Как все, как все — неоспоримой кровью,
как все — своих не зная берегов,
сырой землею и земной любовью,
как яблоня — набитый до краев.
«Цветущий цикл» — действительно цветущий, здесь все — как надо: пышно, благоуханно, на высоченной ноте, предельно трагично и, несмотря ни на что, — ненатужно-счастливо, и это утверждается в каждой строке, с редким для нового времени стоицизмом мистически искушенной души:
…За одну только ночь, в преждевременном взрыве листвы,
все так жадно рванулось — с цепи,
все так жарко — в цвету — пламенеет.
Вот и я —
отпускаю тебя — из прохладной своей пустоты,
потому что никто (даже я) на тебя этих прав — не имеет.
И еще:
Пусть эта книга, пусть — она — стоит,
вся в горьких ягодах, вся в вмятинах уродства,
смотри, смотри, — она сейчас прольется
прощальным ливнем ягод и обид.
И еще:
И мне не нужно знать
(но за какие муки,
но за какие силы и слова!) —
откуда — этот свет, летящий прямо в руки,
весь этот свет — летящий прямо в руки,
вся эта яблоня, вся эта — синева…
Вещающее «альтер эго» у Воденникова всегда — его лирический биограф. Тексты рождаются строго по мере развития лирического события, создавая впечатление льющейся песни, непрекращающейся, захлебывающейся рулады; метр, оканчивающий стихотворение, чаще всего — такой же, как в начале следующего, даже если первое начато — в другом размере, отсюда — в свою очередь — монолитность «Цветущего цикла», внутреннее органическое единство его, в целом же это — некая Песнь нарождающейся любви, обещание счастья, с пафосом вечной верности, с соответствующим словарем и интонацией (никакой — за единственным исключением — низменной лексики, почти никакой разговорности, вообще — никакой приземленности).
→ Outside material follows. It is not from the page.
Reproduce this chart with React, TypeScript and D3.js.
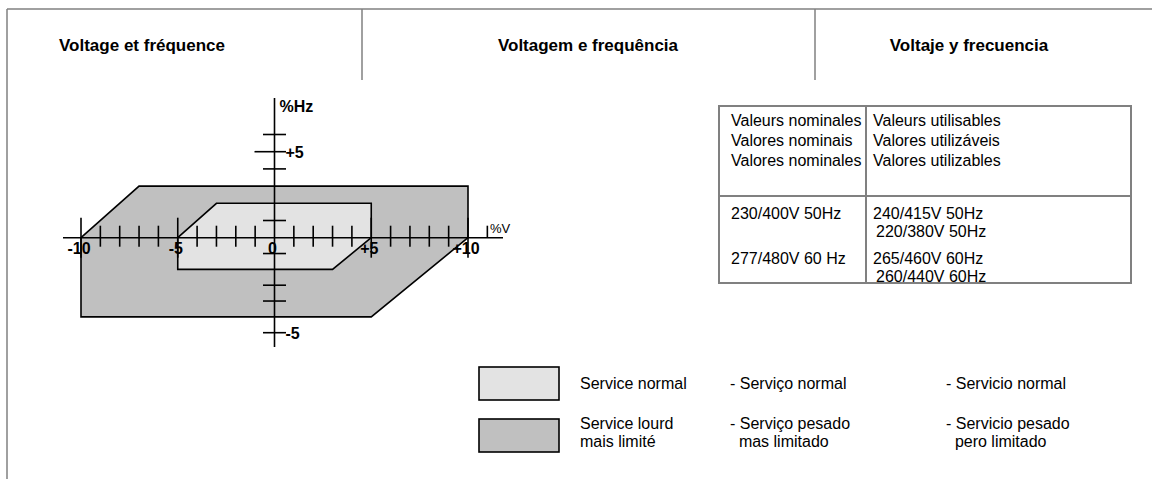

Во второй же части книги — с достаточно, повторюсь, вызывающим названием — все несколько иначе. Время года — осень, межсезонье, безвременье; палитра соответственно более сдержанна. Язык — аскетичен, подчеркнуто внятен, фраза здесь — лапидарна, афористична: «А тело пело и хотело жить, / и вот болит — как может — только тело. <…> И ржа, и золото, летящее с ветвей, / и хриплый голос мой, ушибленный любовью, — все станет индульгенцией твоей, / твоим ущербом и твоим здоровьем». Тема — онтологическое одиночество, невозможность единства в разобщенном мире, неизбежность паденья, недосягаемость высоты, безвыходность… Ничто не случается. Точнее — ничто не осуществимо. Подлинный трагизм бытия, передаваемый, опять-таки, с незыблемым достоинством абсолютного лирика.
Жизнь, ты — которая так часто пахнет кровью,
Жизнь, ты, которая со мной пила украдкой,
ну, не было — с тобой нам — больно, больно,
а было нам с тобой — так сладко, сладко.
Или же:
Кричи — как шапка,
бывшая куницей,
скрипи во тьме — как полинялый шкаф, —
а что ты думал:
можно — сохраниться —
себя на божий промысел отдав…
Или так:
Любая женщина — как свежая могила:
из снов, из родственников,
сладкого, детей…
Прости ее. Она тебя любила.
А ты кормил — здоровых лебедей.
………………………………………
Стихотворение — простое, как объятье, —
гогочет, но не может говорить.
Но у мужчин — зато —
есть вечное занятье:
жен, как детей, — из мрака — выводить.
Словарь, равно и язык, — предельно прост: никаких иноземных вкрапленьиц, никакой глазури в виде умненьких аллюзий, все — о своем и на своем языке, своими средствами, своею (наработанной уже) символикой и метафорикой, короче — своими (в обоих значениях) тропами, с уже несомненно оформившимся — лично его, Воденникова, — мессиджем: «Я превратил себя — / в паршивую канистру, / в бикфордов шнур, в бандитский Петербург. / Я заказал себя — как столик, как убийство, — / но как-то слишком громко, чересчур»… Воденников — один из тех немногих, кто, вместо того чтобы по жизни «валять дурака под кожею» (Бродский) и — добавлю от себя — на бумаге, сдается мне, и там и там — действительно живет.
И я скажу: «За эти времена,
за гулкость яблок и за вкус утраты —
не как любовника
(как мать, как дочь, сестра!) —
как современника — утешь меня, как брата».
И — уже о себе самом, очень, как мне видится, точно («тянет», между нами, на поэтическое кредо):
Я не кормил — с руки — литературу,
ее бесстыжих и стыдливых птиц.
Я расписал себя — как партитуру
желез, ушибов, запахов, ресниц.
(Выделено мной. — О. И.)
Это слово — живое: оно — о живом.
Что становится совсем уже очевидно по прочтении «Четвертого дыхания» — поэмы, завершающей книгу, лучшей, на мой взгляд, вещи у поэта Воденникова, которую рецензировать надо отдельно, если же цитировать — то целиком.
В целом книга — образцово и вместе с тем весьма оригинально изложенная история любви, вещь, сценарно выверенная, интуитивно или же продуманно выстроенная по всем законам поэтического жанра, глубоко психологичная (где всякое описываемое состояние, переживание, эмоция — узнаваемы, знакомы, ибо природно присущи любому человеку, глубина же видения онтологических вещей у этого автора — налицо), по прочтении оставляющая впечатление чего-то безусловно ценного — оттого, что в каждой строке течет «неоспоримая кровь» реальной, а не умозрительной, сердечной жизни подлинного поэта.